そして、内閣府の消費者委員会というのは、このようなある意味では消費者の安全性に関する隙間事案となっているわけですけれども、その隙間事案に対して調査し、それに関して意見を述べるというのは、まさにこの委員会が付託されている権限だと思います。そういう意味で、各省庁の名前がばらばらと出ているわけですけれども、そのこと自体を指摘し、そして、それについてどのような安全基準を考えていったらいいのかということについてここで意見を述べるというのは、もしかしたら背後に重大事故があるかもしれないということすら分からない状態を含めて考えると、やはり必要なことかなと思っております。

そういう意味で、このタイミングで、消費者安全の問題について委員会から、しかも、これは完全な隙間事案だということは意見書の対象各省庁を見ても明らかですので、ここでそれについて政府に対して、あるいは各省庁に対して、この問題について少なくとも事故情報を集めろと、それから、安全基準とかいうことについても今後検討していけということ自体は極めて真っ当な意見だと思っておりますので、ぜひ発出したいと思っております。

以上です。

○鹿野委員長 ありがとうございました。

大澤委員、お願いします。

○大澤委員 取りまとめいただきましてありがとうございました。もう既に多くの委員の方が意見を出していらっしゃいますので、私も全く同感なのですが、1点だけ付け加えますと、特に今回の報告書の中で出ておりますが、この問題が、やはり置かれている施設の関係で複数の行政機関にわたっているというところが一つ問題というか、この問題の対応を難しくしているところかなと思っております。以前、そもそも消費者庁ができたのは、皆様御案内のとおり、複数の行政機関に分かれてしまい、いわゆる縦割りだったというのがもともと消費者庁ができたきっかけだというのはよく知られているところですが、あのときは隙間事案というのが問題にされていたと思うのですけれども、今回は隙間といえば隙間なのですが、要は施設によってどの行政機関に属するか全く変わってきているというところですので、これは報告書にも出ていますし、今回のポンチ絵にも出ているとおりですが、やはり関係行政機関の連携をぜひお願いしたいというのが私の意見でございます。

私自身、個人的には体を動かすのは非常に好きで、そんな激しいスポーツではなくても日常の仕事の合間に、例えばスポーツクラブに行ったりとか、何か体を動かすことができないかというのがあれば関係をしているのですが、やはりこのスポーツが年齢層を幅広く広がっているのは、恐らく私のような人がいるからかなと思っております。
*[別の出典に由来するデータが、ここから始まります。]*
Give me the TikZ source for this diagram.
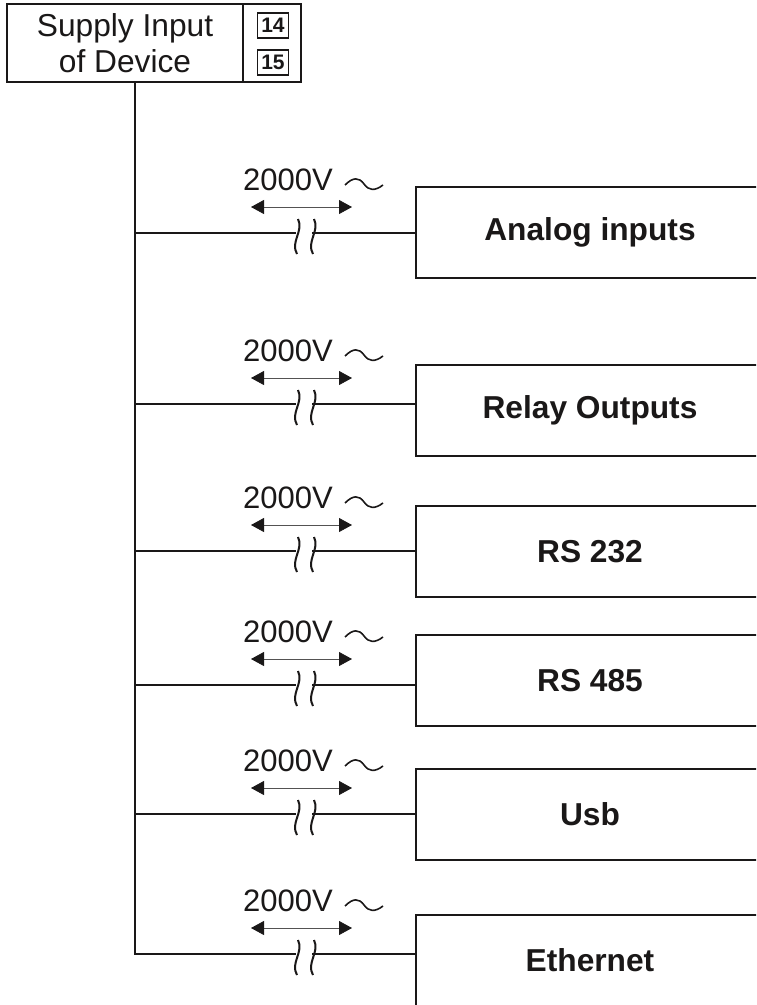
\documentclass[tikz,border=0pt]{standalone}
\usepackage{fontspec}
\setmainfont{Liberation Sans}
\usetikzlibrary{positioning,arrows.meta}
\definecolor{ink}{HTML}{1A1818}

\begin{document}
\begin{tikzpicture}[
				x=1pt, y=1pt,
				wire/.style={draw=ink, line width=2.2pt},
				block/.style={rectangle, draw=ink, line width=2.2pt, outer sep=0pt, minimum width=348pt, minimum height=91pt, text=ink, font=\fontsize{31.7}{36}\selectfont\bfseries},
				supplybox/.style={rectangle, draw=ink, line width=2.2pt, outer sep=0pt, minimum height=78pt, text=ink, align=center, font=\fontsize{31.7}{36}\selectfont},
				termno/.style={rectangle, draw=ink, line width=1.3pt, inner sep=0pt, minimum width=31pt, minimum height=25pt, text=ink, font=\fontsize{21}{24}\selectfont\bfseries},
				span/.style={draw=ink!75, line width=0.8pt, {Triangle[length=13pt,width=14pt,color=ink,fill=ink]}-{Triangle[length=13pt,width=14pt,color=ink,fill=ink]}},
				volt/.style={inner sep=0pt, xshift=-16pt, text=ink, font=\fontsize{31}{36}\selectfont,
					append after command={\pgfextra{\draw[draw=ink, line width=1.6pt, shift={(\tikzlastnode.south east)}] (12,6) .. controls (20,14) and (26,14) .. (31,7) .. controls (36,0) and (42,0) .. (50,6);}}},
				gap/.style={inner sep=0pt, outer sep=0pt, minimum width=16pt, minimum height=36pt,
					append after command={\pgfextra{\draw[draw=ink, line width=2pt, shift={(\tikzlastnode.west)}] (2,14) .. controls (8,2) and (-6,-9) .. (1,-21) (18,14) .. controls (24,2) and (10,-9) .. (17,-21);}}}
			]
			\path[use as bounding box, clip] (0,0) rectangle (756,-1005);
			\fill[white] (0,0) rectangle (756,-1005);
			% top box
			\node[supplybox, minimum width=236pt] (supply) at (125,-43) {Supply Input\\of Device};
			\node[supplybox, minimum width=58pt] (terms) [right=0pt of supply] {};
			\node[termno] (termfourteen) at ([xshift=1pt,yshift=17.5pt]terms.center) {14};
			\node[termno] (termfifteen) at ([xshift=1pt,yshift=-19.5pt]terms.center) {15};
			\coordinate (supplyout) at ([xshift=10pt]supply.south);
			% right side blocks
			\node[block] (analog) at (590,-232.5) {Analog inputs};
			\node[block] (relay) [below=87pt of analog] {Relay Outputs};
			\node[block] (rstwo) [below=50pt of relay] {RS 232};
			\node[block] (rsfour) [below=38pt of rstwo] {RS 485};
			\node[block] (usb) [below=43pt of rsfour] {Usb};
			\node[block] (ethernet) [below=55pt of usb] {Ethernet};
			% isolation gaps
			\node[gap] (gapanalog) at (304,-233) {};
			\node[gap] (gaprelay) at (304,-404) {};
			\node[gap] (gaprstwo) at (304,-551) {};
			\node[gap] (gaprsfour) at (304,-685) {};
			\node[gap] (gapusb) at (304,-814) {};
			\node[gap] (gapethernet) at (304,-954) {};
			% voltage labels
			\node[volt] (voltanalog) [above=42pt of gapanalog.center] {2000V};
			\node[volt] (voltrelay) [above=42pt of gaprelay.center] {2000V};
			\node[volt] (voltrstwo) [above=42pt of gaprstwo.center] {2000V};
			\node[volt] (voltrsfour) [above=42pt of gaprsfour.center] {2000V};
			\node[volt] (voltusb) [above=42pt of gapusb.center] {2000V};
			\node[volt] (voltethernet) [above=42pt of gapethernet.center] {2000V};
			% wires
			\draw[wire] (supplyout) |- (gapethernet.west);
			\draw[wire] (supplyout |- gapanalog) -- (gapanalog.west);
			\draw[wire] (supplyout |- gaprelay) -- (gaprelay.west);
			\draw[wire] (supplyout |- gaprstwo) -- (gaprstwo.west);
			\draw[wire] (supplyout |- gaprsfour) -- (gaprsfour.west);
			\draw[wire] (supplyout |- gapusb) -- (gapusb.west);
			\draw[wire] (gapanalog.east) -- (gapanalog.east -| analog.west);
			\draw[wire] (gaprelay.east) -- (gaprelay.east -| relay.west);
			\draw[wire] (gaprstwo.east) -- (gaprstwo.east -| rstwo.west);
			\draw[wire] (gaprsfour.east) -- (gaprsfour.east -| rsfour.west);
			\draw[wire] (gapusb.east) -- (gapusb.east -| usb.west);
			\draw[wire] (gapethernet.east) -- (gapethernet.east -| ethernet.west);
			% width arrows
			\draw[span] ([xshift=-53pt,yshift=26pt]gapanalog.center) -- ([xshift=48pt,yshift=26pt]gapanalog.center);
			\draw[span] ([xshift=-53pt,yshift=26pt]gaprelay.center) -- ([xshift=48pt,yshift=26pt]gaprelay.center);
			\draw[span] ([xshift=-53pt,yshift=26pt]gaprstwo.center) -- ([xshift=48pt,yshift=26pt]gaprstwo.center);
			\draw[span] ([xshift=-53pt,yshift=26pt]gaprsfour.center) -- ([xshift=48pt,yshift=26pt]gaprsfour.center);
			\draw[span] ([xshift=-53pt,yshift=26pt]gapusb.center) -- ([xshift=48pt,yshift=26pt]gapusb.center);
			\draw[span] ([xshift=-53pt,yshift=26pt]gapethernet.center) -- ([xshift=48pt,yshift=26pt]gapethernet.center);
			\end{tikzpicture}
\end{document}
例えば、今から野球とかラグビーを始めるというとなかなか難しいけれども、最近スポーツ施設とか学校に出てきたこういう新しいものに取り組んでみたいと、それで少し体を動かしたいということも気持ちは非常によく分かるところがありますので、これが広がってきているからこそ、ここでまず実態としてどういう事故が起きているのか、件数等々を把握するというのはとても重要だと思います。
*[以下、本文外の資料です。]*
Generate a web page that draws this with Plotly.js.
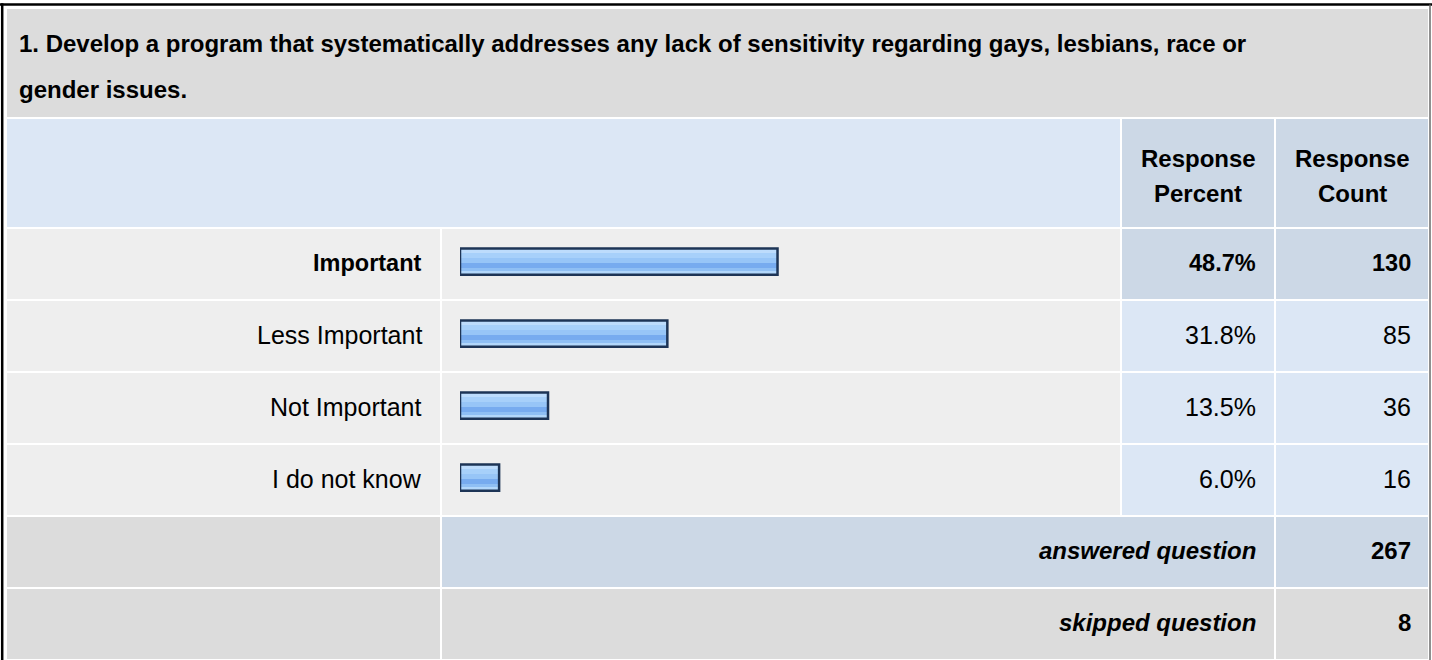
<!DOCTYPE html>
<html>
<head>
<meta charset="utf-8">
<script src="https://cdn.plot.ly/plotly-3.0.1.min.js"></script>
<style>
  html, body { margin: 0; padding: 0; background: #ffffff; }
  #chart { width: 1432px; height: 660px; }
</style>
</head>
<body>
<div id="chart"></div>
<script>
// ---------------- DATA ----------------
const titleLines = [
  "1. Develop a program that systematically addresses any lack of sensitivity regarding gays, lesbians, race or",
  "gender issues."
];
const headerPercent = ["Response", "Percent"];
const headerCount = ["Response", "Count"];
const categories = ["Important", "Less Important", "Not Important", "I do not know"];
const percents = [48.7, 31.8, 13.5, 6.0];
const counts = [130, 85, 36, 16];
const summaryLabels = ["answered question", "skipped question"];
const summaryValues = [267, 8];

// ---------------- LAYOUT HELPERS ----------------
const W = 1432, H = 660;
const X = px => px / W;
const Y = py => 1 - py / H;
const FONT = "Arial, 'Liberation Sans', Helvetica, sans-serif";
const FS_B = 24;   // bold text
const FS_R = 25;   // regular text

const rows = categories.concat(summaryLabels);
const ROW_TOP0 = 229, ROW_PITCH = 72, ROW_H = 70;

const C_TITLE = "#dcdcdc";
const C_HEAD = "#dce7f5";
const C_HEAD_DARK = "#ccd8e6";
const C_ROW = "#eeeeee";
const C_SUM = "#dcdcdc";

const shapes = [];
function rect(x0, y0, x1, y1, color) {
  shapes.push({type: "rect", xref: "paper", yref: "paper", layer: "below",
    x0: X(x0), x1: X(x1), y0: Y(y1), y1: Y(y0),
    fillcolor: color, line: {width: 0}});
}
// title cell
rect(7, 9, 1428, 117, C_TITLE);
// column header row
rect(7, 119, 1120, 227, C_HEAD);
rect(1122, 119, 1274, 227, C_HEAD_DARK);
rect(1276, 119, 1428, 227, C_HEAD_DARK);

const maxIdx = percents.indexOf(Math.max(...percents));
categories.forEach((c, i) => {
  const t = ROW_TOP0 + ROW_PITCH * i, b = t + ROW_H;
  rect(7, t, 440, b, C_ROW);
  rect(442, t, 1120, b, C_ROW);
  const cc = i === maxIdx ? C_HEAD_DARK : C_HEAD;
  rect(1122, t, 1274, b, cc);
  rect(1276, t, 1428, b, cc);
});
summaryLabels.forEach((s, j) => {
  const i = categories.length + j;
  const t = ROW_TOP0 + ROW_PITCH * i, b = t + ROW_H;
  const cc = j === 0 ? C_HEAD_DARK : C_SUM;
  rect(7, t, 440, b, C_SUM);
  rect(442, t, 1274, b, cc);
  rect(1276, t, 1428, b, cc);
});
// outer frame
shapes.push({type: "line", xref: "paper", yref: "paper", layer: "above",
  x0: X(0), x1: X(1432), y0: Y(4.5), y1: Y(4.5), line: {color: "#000000", width: 2.5}});
shapes.push({type: "line", xref: "paper", yref: "paper", layer: "above",
  x0: X(2.2), x1: X(2.2), y0: Y(3.3), y1: Y(660), line: {color: "#000000", width: 2.5}});
shapes.push({type: "line", xref: "paper", yref: "paper", layer: "above",
  x0: X(1430), x1: X(1430), y0: Y(4.5), y1: Y(660), line: {color: "#6a6a6a", width: 1.5}});

// ---------------- ANNOTATIONS ----------------
const ann = [];
function txt(text, x, y, xanchor, size, opts) {
  ann.push(Object.assign({text: text, x: x, y: y, xref: "paper", yref: "paper",
    xanchor: xanchor, yanchor: "middle", showarrow: false,
    font: {family: FONT, size: size, color: "#000000"}}, opts || {}));
}
txt("<b>" + titleLines[0] + "</b>", X(17), Y(43), "left", FS_B);
txt("<b>" + titleLines[1] + "</b>", X(17), Y(89), "left", FS_B);
txt("<b>" + headerPercent[0] + "</b>", X(1198), Y(158), "center", FS_B);
txt("<b>" + headerPercent[1] + "</b>", X(1198), Y(193), "center", FS_B);
txt("<b>" + headerCount[0] + "</b>", X(1352), Y(158), "center", FS_B);
txt("<b>" + headerCount[1] + "</b>", X(1352), Y(193), "center", FS_B);

categories.forEach((c, i) => {
  const b = i === maxIdx;
  const w = s => b ? "<b>" + s + "</b>" : s;
  const fs = b ? 23.5 : FS_R;
  txt(w(c), X(424), c, "right", fs, {yref: "y", yshift: 1.5});
  txt(w(percents[i].toFixed(1) + "%"), X(1258), c, "right", fs, {yref: "y", yshift: 1.5});
  txt(w(String(counts[i])), X(1413), c, "right", fs, {yref: "y", yshift: 1.5});
});
summaryLabels.forEach((s, j) => {
  txt("<b><i>" + s + "</i></b>", X(1258), s, "right", FS_B, {yref: "y", yshift: 1.5});
  txt("<b>" + summaryValues[j] + "</b>", X(1413), s, "right", FS_B, {yref: "y", yshift: 1.5});
});

// ---------------- BARS (glossy gradient via overlaid bands) ----------------
const U = 1 / ROW_PITCH;  // axis units per pixel
const bands = [
  [-15.45, -11, "#bddcfc"],
  [-11, -6, "#a7d0fa"],
  [-6, -1, "#97c5f7"],
  [-1, 4, "#77abef"],
  [4, 7, "#8fbff4"],
  [7, 10.75, "#b2d7fb"]
];
const traces = bands.map(b => ({
  type: "bar", orientation: "h", x: percents, y: categories,
  offset: b[0] * U, width: (b[1] - b[0]) * U,
  marker: {color: b[2], line: {width: 0}},
  hoverinfo: "skip", showlegend: false
}));
traces.push({
  type: "bar", orientation: "h", x: percents, y: categories,
  offset: -15.45 * U, width: 26.2 * U,
  marker: {color: "rgba(0,0,0,0)", line: {width: 2.5, color: "#1d3456"}},
  hoverinfo: "skip", showlegend: false
});

const layout = {
  width: W, height: H,
  margin: {l: 0, r: 0, t: 0, b: 0, pad: 0},
  paper_bgcolor: "#ffffff",
  plot_bgcolor: "rgba(0,0,0,0)",
  barmode: "overlay",
  showlegend: false,
  xaxis: {domain: [X(460), X(1112)], range: [0, 100], showgrid: false, zeroline: false,
    showticklabels: false, showline: false, ticks: "", fixedrange: true},
  yaxis: {domain: [0, Y(228)], type: "category", categoryorder: "array", categoryarray: rows,
    range: [rows.length - 0.5, -0.5], showgrid: false, zeroline: false,
    showticklabels: false, showline: false, ticks: "", fixedrange: true},
  shapes: shapes,
  annotations: ann
};

Plotly.newPlot("chart", traces, layout, {displayModeBar: false, staticPlot: true});
</script>
</body>
</html>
そのことは、これからぜひ始めてみようというときに、いろいろ事故もあるみたいだけれども、ちょっと怖いなという何となくの不安を消費者に与えてしまうというのは、かえってこのスポーツの発展にとってはマイナスになってしまいますので、実態としてどういうところで事故が起きていて、どういうところに気をつければいいのか。気をつけるというのは、参加する消費者はもちろんですが、その施設側がどういう安全基準とかに基づいてやっていけばいいかというのを明確にしていくというのは、間違ったというか、過度な不安を消費者に与えず、このスポーツを発展させていく上で非常に必要ではないかと思っておりますので、ぜひ関係行政機関におかれましては対応をお願いしたいと思っております。

以上です。

○鹿野委員長 ありがとうございます。

ほかはよろしいでしょうか。

委員の皆様から、複数の御意見をいただきました。今まで御意見をいただいたところでも、特にこの問題について、新しく伸びてきた種類のスポーツであるだけに情報が集まってきていないということがあり、情報がないとどういう対策を講ずるべきかということをきちんと検討することすらできなくなるわけですから、そういうことを捉えてこのような問題提起をすることについて賛成であるという御意見が多かったように思います。
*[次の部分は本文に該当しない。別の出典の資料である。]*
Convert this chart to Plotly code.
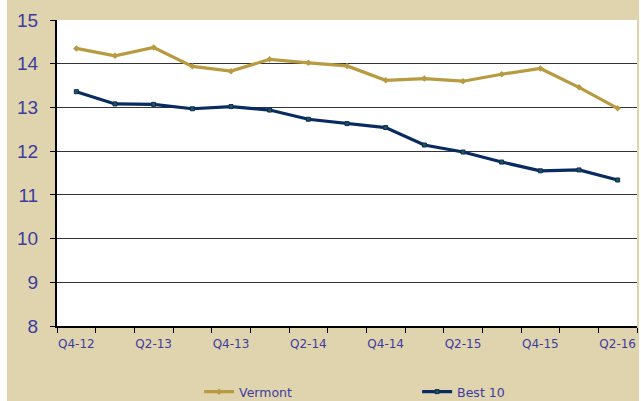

さらに言うと、先ほど大澤委員及びほかの委員からも御指摘がありましたように、この問題が、いろいろな場所で設置されているということもあって、管轄としても複数の省庁にまたがっていて、それゆえに対応を難しくしているところがあるのではないかということです。消費者庁、消費者委員会発足の趣旨として、縦割り行政の弊害をなくす、そして、隙間事案にも適切に対応できるようにするということがございましたので、そのような観点からも、今回この問題について、このような意見を発出することが適切であるという旨の御意見があったところであります。いずれも委員から強調しておきたいこと、あるいは補足しておきたいことに関する御発言だったと思います。

この意見案自体については、特に異論はなかったと思いますので、こちらにつきましても、皆様に御了解いただければ、「案」を取って、消費者委員会の意見としたいと思いますが、よろしいでしょうか。

○黒木委員長代理 異論ありません。

○鹿野委員長 ありがとうございます。

オンラインについても確認をしますので、少々お待ちください。

(異議なしの意思表示あり)

〇鹿野委員長 ただいまオンラインで御参加の委員からも御賛同の趣旨を伝えていただきました。ありがとうございます。

それでは、ただいま取りまとめました意見については、関係省庁宛てに送付したいと思います。今回もかなり多くの関係省庁を名宛て人とさせていただいているところですが、関係省庁におかれましては、本意見の内容について積極的に御検討いただき、今後の取組に反映していただきたいと思います。


《4. 閉会》

○鹿野委員長 本日の本会議の議題は以上になります。

最後に、事務局より今後の予定について御説明をお願いします。

○友行参事官 次回の本会議の日程と議題につきましては、決まり次第、委員会ホームページを通してお知らせいたします。

以上です。

○鹿野委員長 それでは、本日はこれにて閉会とさせていただきます。お忙しいところお集まりいただきまして、ありがとうございました。